Series 16 was often used for communications as for example with the 1640 time share system and it had ASLC (Asynchronous Line controller) SSLC (Synchronous LIne controler) LCMLC and HCMLC (High Capacity Multi Line Controller) controllers, the first 2 controlled just a single asynchronous or synchronous line rather like the RS232 option in some PC's today but the LCMLC/HCMLC  were multi line controllers and the HCMLC could communicate with up to 64 asynchronous (teletype devices) at the same time and there was even a special receive only version which could monitor 128 teletype lines at one time.
As they were all Software compatible the software from one series 16 machine would normally run without problem on another model.
Languages available were as standard :- DAP16 - the Series 16 assembler language and probably the most used language.

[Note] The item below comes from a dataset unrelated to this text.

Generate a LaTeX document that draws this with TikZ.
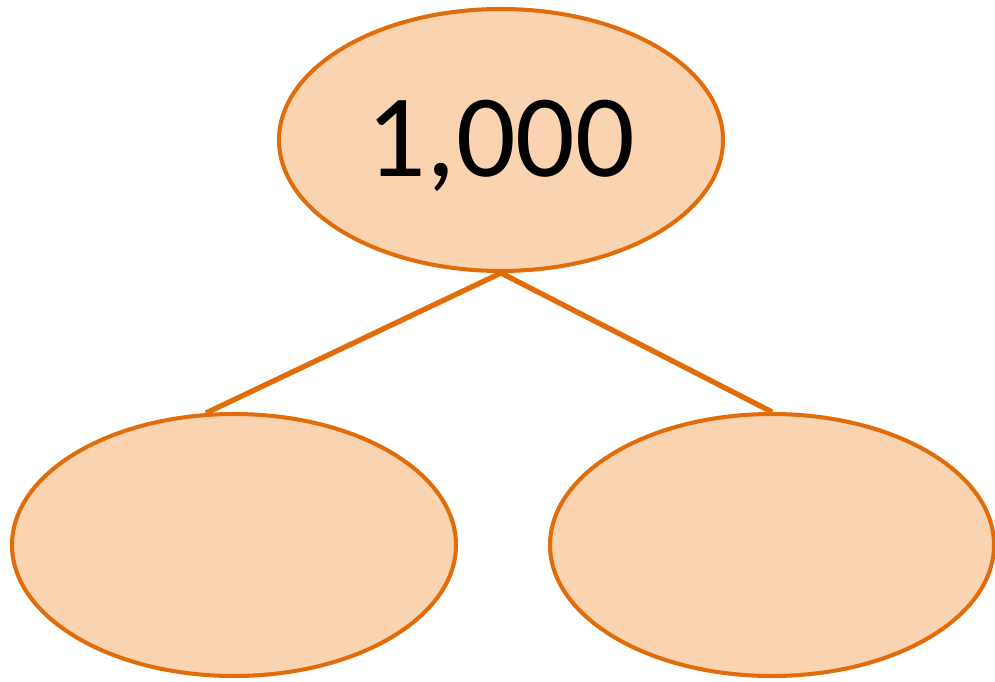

FORTRAN IV - Fortran 4 was also popular BASIC16 - A basic language interpreter (though Honeywell often called it a compiler it was in fact an interpreter) used a lot for playing games the most famous of which was the 18 Hole Golf simulation. Used a lot by salesmen demonstrating Series 16 to prospective customers, and a few non-standard languages not written by Honeywell, including FORTH and PL516.
All of the series 16 machines used something called a KIL (Key in 
Loader) which occupied locations 1 to 17 octal of memory and read the first Bootstrap from an SLST (Self Loading System Tape) and the bootstrap which loaded starting at location 20 octal then loaded the program itself from the tape into memory. A majority of programs had octal 1000 as their starting address.
Assemblers and compilers normally produced their program output as 
OBJECT tapes which could be loaded into memory with a program called LDR-APM or you could after loading a program into memory punch it out onto paper tape as an SLST (Self Loading System Tape) using a program called PAL-AP and these could be loaded with the Key In Loader.
Honeywell or Honeywell Bull as it was by then abandoned Series 16 in 1978 and moved on to Level 6 ( Also sometimes known as MINI6 and 
System6) which had like the PDP-11 a more modern logical architecture but that's another story.